Now, if she asked for a certain time- like say Wednesday evening from 5-8, and you agreed, that's one thing.

But if you are there at other times, and enjoying your tv or food or whatever, they can work around you.

Margo:
I agree. It's your home, too. You shouldn't feel obligated to leave the living room.

Have you talked with your roommate? If  neither of you is comfortable with you hanging out in the living space when her boyfriend is there maybe you would consider having a deal - you each get 1 or 2 nights where you have the living space to yourself, and the rest of the time you share.

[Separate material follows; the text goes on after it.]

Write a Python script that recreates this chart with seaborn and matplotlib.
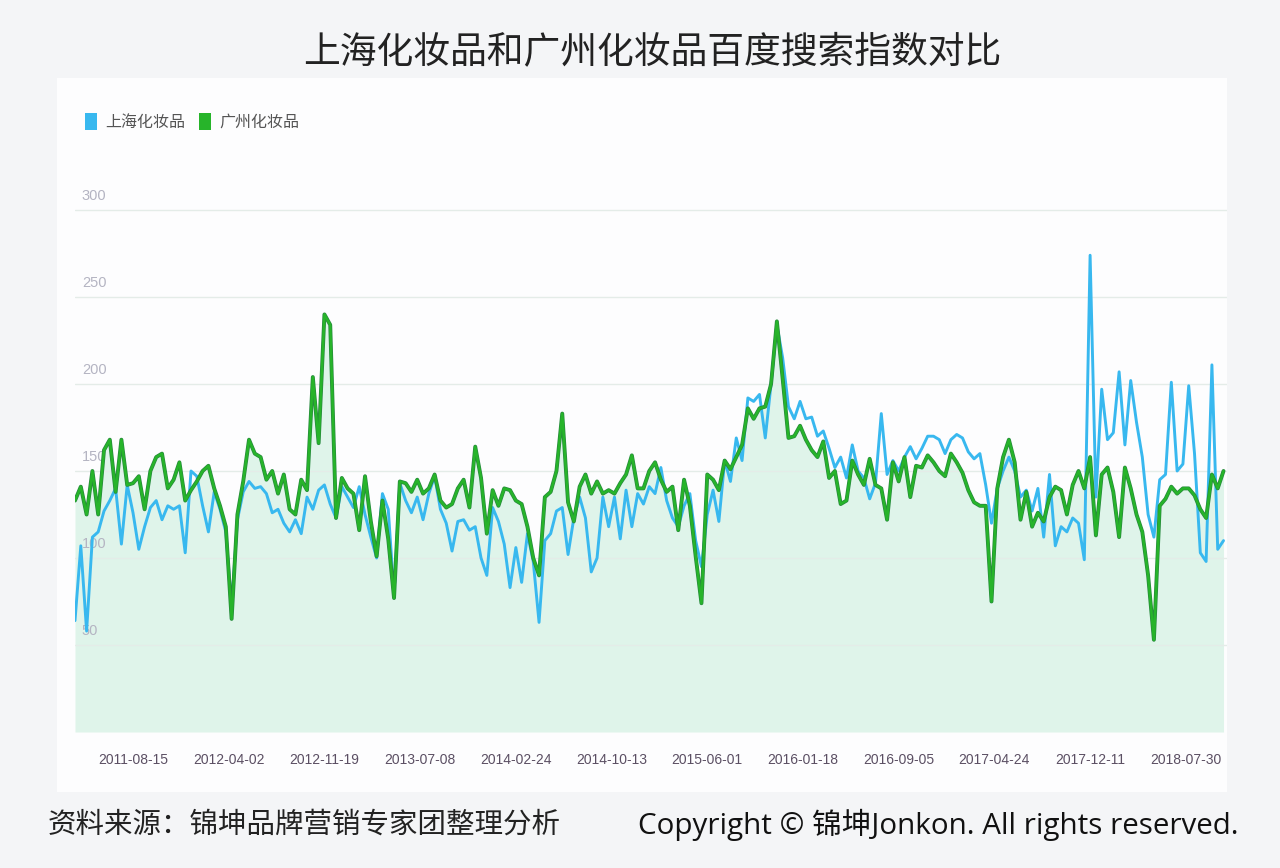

Also - could she spend time in her room if she left the door open?

bah12:
By definition, a common area is common to those that live there, which means that in general one shouldn't expect that they can commendeer the space whenever they want.  Now, I can understand if you and your roommate would give each other this space at times, out of courtesy, but I think it's too much to expect that just because one of you has a guest, the common area is just for you and the guest.

So, does your roommate actually expect you to vacate the common area when her boyfriend is there, or do you feel like you should because having them hang out there together makes you uncomfortable?

In either case, this is something you should discuss with her.  Come up with some ground rules for guests such as when they can and can't come over and the expectation for the common area when they are over.